North Carolina And Rest Rooms

Rest Rooms

North Carolina just passed a law that is generating a TON of attention in the state; perhaps the country.  In short, the new law prevents cities from passing ordinances that allow people to use restrooms based on the gender they identify as.  Rather, North Carolina now requires that people use the restroom of the sex they are.

I did some research and found this:

Sex is assigned at birth, refers to one’s biological status as either male or female, and is associated primarily with physical attributes such as chromosomes, hormone prevalence, and external and internal anatomy. Gender refers to the socially constructed roles, behaviors, activities, and attributes that a given society considers appropriate for boys and men or girls and women. These influence the ways that people act, interact, and feel about themselves.
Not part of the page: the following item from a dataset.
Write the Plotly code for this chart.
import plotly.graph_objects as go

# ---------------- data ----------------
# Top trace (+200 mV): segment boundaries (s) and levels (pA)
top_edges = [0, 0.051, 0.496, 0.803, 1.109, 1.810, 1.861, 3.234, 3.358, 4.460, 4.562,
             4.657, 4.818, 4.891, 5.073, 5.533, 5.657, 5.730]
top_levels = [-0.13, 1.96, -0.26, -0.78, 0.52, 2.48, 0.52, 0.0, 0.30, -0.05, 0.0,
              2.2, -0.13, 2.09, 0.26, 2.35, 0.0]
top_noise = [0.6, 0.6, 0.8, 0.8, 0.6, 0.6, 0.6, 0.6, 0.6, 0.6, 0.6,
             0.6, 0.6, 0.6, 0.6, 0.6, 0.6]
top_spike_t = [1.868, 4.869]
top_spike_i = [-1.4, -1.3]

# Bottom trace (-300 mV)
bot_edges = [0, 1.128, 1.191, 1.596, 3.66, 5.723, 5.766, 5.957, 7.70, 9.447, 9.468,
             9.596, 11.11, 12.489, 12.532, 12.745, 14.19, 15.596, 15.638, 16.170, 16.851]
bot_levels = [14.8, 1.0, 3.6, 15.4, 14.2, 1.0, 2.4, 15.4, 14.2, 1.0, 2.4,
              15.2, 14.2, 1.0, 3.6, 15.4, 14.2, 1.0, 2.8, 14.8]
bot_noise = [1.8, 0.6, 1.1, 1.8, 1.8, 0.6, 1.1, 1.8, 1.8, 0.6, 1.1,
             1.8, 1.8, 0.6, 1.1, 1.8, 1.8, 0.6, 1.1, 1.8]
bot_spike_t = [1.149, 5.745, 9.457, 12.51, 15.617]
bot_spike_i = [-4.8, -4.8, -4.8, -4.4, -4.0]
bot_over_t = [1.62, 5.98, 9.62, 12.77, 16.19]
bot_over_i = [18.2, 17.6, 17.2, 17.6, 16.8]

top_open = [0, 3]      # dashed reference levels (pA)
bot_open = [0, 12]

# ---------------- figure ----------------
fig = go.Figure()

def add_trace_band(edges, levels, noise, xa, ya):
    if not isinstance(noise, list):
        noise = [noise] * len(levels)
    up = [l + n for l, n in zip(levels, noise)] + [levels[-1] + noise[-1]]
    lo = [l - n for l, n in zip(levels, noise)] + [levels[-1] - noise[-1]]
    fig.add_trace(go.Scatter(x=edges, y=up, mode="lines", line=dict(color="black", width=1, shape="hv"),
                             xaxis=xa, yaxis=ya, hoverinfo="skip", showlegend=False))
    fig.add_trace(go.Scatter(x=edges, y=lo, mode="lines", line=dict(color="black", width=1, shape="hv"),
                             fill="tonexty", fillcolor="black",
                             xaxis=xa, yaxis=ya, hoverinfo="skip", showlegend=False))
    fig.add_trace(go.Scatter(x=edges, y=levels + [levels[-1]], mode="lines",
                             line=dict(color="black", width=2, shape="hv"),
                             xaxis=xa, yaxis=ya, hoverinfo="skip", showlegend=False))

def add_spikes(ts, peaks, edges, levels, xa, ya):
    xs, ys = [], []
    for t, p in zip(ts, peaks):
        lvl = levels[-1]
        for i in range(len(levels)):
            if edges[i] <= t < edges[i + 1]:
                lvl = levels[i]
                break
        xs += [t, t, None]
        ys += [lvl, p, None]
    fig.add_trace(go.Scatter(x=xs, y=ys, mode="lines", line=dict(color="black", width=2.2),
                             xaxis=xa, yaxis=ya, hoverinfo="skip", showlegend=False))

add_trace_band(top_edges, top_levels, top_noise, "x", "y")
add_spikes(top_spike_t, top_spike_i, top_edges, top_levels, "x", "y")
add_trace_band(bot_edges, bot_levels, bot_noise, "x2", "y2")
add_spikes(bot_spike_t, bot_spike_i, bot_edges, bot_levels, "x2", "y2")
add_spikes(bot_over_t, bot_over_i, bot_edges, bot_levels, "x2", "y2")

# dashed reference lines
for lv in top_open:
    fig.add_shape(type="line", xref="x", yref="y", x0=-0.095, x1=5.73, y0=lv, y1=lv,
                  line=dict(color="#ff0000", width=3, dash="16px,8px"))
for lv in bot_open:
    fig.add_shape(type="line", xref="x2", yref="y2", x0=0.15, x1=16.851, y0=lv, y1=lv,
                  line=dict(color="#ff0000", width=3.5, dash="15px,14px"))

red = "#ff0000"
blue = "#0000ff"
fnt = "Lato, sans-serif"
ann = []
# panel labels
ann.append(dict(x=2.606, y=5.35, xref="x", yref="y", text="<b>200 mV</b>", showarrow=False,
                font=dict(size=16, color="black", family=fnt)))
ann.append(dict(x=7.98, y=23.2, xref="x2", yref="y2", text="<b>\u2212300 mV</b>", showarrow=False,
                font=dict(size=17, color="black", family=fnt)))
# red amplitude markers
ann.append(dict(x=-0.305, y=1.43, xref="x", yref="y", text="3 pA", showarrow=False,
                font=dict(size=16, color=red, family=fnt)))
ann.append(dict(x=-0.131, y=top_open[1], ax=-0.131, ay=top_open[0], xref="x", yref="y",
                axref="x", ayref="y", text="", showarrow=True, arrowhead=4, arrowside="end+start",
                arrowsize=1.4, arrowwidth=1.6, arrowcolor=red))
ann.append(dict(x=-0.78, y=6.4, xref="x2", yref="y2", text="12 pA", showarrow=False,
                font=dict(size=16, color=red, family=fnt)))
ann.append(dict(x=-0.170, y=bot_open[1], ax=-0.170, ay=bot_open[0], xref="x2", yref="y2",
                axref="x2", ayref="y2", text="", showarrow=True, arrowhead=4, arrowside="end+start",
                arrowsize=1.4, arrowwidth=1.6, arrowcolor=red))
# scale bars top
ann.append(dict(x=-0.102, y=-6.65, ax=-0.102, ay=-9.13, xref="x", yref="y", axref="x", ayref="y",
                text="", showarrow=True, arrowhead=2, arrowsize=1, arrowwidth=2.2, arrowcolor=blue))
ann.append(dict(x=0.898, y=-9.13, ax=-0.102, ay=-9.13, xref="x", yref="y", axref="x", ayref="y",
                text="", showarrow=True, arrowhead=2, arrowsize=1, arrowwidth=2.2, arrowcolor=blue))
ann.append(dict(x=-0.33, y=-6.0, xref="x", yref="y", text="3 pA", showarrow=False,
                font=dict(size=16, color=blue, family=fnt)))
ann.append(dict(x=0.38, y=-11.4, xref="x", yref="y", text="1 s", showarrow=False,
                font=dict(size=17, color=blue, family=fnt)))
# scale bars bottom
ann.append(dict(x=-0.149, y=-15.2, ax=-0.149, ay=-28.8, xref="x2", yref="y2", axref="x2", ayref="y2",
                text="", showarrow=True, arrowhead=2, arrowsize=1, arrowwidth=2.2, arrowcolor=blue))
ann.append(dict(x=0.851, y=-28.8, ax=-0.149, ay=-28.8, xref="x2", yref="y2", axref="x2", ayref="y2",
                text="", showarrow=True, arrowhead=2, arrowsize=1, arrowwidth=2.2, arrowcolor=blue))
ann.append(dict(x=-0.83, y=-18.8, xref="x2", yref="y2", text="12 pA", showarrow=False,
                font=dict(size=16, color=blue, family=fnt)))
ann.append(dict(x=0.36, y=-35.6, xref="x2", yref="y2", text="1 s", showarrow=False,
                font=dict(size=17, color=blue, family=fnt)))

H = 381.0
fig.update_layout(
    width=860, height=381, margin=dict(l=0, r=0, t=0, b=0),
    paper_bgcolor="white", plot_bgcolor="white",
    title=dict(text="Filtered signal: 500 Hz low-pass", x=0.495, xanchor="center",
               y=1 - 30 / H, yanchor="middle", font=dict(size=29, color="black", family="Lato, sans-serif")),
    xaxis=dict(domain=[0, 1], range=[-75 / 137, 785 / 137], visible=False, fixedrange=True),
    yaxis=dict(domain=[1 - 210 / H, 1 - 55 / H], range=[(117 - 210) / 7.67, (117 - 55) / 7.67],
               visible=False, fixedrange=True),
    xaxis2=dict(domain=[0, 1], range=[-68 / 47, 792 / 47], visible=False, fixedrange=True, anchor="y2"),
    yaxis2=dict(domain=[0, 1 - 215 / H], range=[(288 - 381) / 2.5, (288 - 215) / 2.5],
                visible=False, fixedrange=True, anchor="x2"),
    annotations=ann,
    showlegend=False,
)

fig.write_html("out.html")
While aspects of biological sex are similar across different cultures, aspects of gender may differ.

What North Carolina has done is define access to restrooms based on sex – not on gender.
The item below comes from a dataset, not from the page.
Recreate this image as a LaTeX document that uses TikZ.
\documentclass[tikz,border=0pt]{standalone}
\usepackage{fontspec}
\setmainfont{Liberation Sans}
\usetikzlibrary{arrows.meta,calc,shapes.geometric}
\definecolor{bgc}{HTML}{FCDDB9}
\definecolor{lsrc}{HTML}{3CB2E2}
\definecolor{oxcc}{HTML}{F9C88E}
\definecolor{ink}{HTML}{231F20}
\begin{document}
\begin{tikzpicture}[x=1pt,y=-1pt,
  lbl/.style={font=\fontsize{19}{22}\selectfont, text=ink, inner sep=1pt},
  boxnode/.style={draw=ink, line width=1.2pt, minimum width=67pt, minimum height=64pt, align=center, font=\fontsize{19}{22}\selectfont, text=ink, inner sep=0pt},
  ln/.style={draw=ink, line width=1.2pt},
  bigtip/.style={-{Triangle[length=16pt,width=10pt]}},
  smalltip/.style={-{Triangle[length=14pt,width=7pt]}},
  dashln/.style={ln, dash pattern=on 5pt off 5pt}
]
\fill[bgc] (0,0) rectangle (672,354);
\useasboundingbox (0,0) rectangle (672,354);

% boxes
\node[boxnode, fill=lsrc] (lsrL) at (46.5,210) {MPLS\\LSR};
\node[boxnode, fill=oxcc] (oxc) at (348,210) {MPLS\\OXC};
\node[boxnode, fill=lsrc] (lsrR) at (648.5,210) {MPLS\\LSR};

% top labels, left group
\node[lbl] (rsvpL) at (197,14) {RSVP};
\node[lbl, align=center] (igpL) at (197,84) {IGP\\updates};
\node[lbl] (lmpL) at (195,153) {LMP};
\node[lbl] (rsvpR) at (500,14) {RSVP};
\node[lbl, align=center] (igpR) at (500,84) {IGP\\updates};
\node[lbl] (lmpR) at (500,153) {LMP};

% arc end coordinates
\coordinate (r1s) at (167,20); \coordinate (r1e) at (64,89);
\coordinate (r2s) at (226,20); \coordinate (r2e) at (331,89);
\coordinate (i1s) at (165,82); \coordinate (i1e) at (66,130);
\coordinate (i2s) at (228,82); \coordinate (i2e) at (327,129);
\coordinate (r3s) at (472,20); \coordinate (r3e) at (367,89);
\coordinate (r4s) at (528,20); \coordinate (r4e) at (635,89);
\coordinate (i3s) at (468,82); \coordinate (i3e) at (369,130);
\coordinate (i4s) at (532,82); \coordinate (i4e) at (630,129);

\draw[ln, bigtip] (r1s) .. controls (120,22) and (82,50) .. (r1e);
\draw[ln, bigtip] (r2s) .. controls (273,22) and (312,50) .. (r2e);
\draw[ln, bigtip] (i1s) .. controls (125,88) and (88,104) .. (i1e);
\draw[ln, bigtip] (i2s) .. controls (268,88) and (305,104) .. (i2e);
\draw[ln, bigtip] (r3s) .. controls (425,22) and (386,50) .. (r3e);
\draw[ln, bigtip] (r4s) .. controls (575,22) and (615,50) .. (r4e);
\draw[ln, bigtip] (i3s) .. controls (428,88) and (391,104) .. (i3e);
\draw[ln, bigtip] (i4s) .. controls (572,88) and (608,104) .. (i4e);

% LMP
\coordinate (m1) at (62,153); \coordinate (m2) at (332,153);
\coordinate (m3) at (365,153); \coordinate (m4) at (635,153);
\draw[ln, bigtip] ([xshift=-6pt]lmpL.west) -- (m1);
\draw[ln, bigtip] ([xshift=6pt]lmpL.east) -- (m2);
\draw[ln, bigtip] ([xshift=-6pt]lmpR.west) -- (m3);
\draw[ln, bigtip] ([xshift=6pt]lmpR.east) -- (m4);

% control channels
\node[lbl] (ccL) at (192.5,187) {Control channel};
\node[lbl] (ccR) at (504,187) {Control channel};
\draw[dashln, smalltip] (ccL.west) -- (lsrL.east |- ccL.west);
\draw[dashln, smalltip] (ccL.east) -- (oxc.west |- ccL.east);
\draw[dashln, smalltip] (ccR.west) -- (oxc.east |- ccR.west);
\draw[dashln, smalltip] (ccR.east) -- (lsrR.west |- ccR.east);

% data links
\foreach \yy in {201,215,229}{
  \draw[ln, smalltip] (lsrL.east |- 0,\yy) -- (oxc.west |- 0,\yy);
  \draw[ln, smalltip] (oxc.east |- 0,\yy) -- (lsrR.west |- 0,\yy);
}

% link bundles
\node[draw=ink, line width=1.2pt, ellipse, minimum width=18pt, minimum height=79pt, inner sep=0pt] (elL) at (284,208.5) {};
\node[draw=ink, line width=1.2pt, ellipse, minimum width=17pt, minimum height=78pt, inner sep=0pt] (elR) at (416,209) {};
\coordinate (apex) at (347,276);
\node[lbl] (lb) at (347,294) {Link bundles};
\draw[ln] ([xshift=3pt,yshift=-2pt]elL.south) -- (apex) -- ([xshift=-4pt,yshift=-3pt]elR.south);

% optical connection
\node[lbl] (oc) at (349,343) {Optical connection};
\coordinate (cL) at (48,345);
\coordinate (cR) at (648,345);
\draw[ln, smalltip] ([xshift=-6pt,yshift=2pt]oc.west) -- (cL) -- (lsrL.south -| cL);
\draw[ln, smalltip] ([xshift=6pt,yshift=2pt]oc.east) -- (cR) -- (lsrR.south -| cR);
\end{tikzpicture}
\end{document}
As such, I feel that the distinction is one that honest and earnest people can disagree on, where a disagreement can exist without casting the opposing side as ‘extreme’, or ‘discriminating’ or even ‘hateful’.

Now, with that said, I firmly believe the law is less a response to a transgendered individual using a restroom as it is a response to a desire to prevent potential sexual predators from entering a restroom having nothing to do with transgender issues.

The protests and response to this law you are seeing in North Carolina  is much ado about nothing.  There is no discrimination.  There is no hate.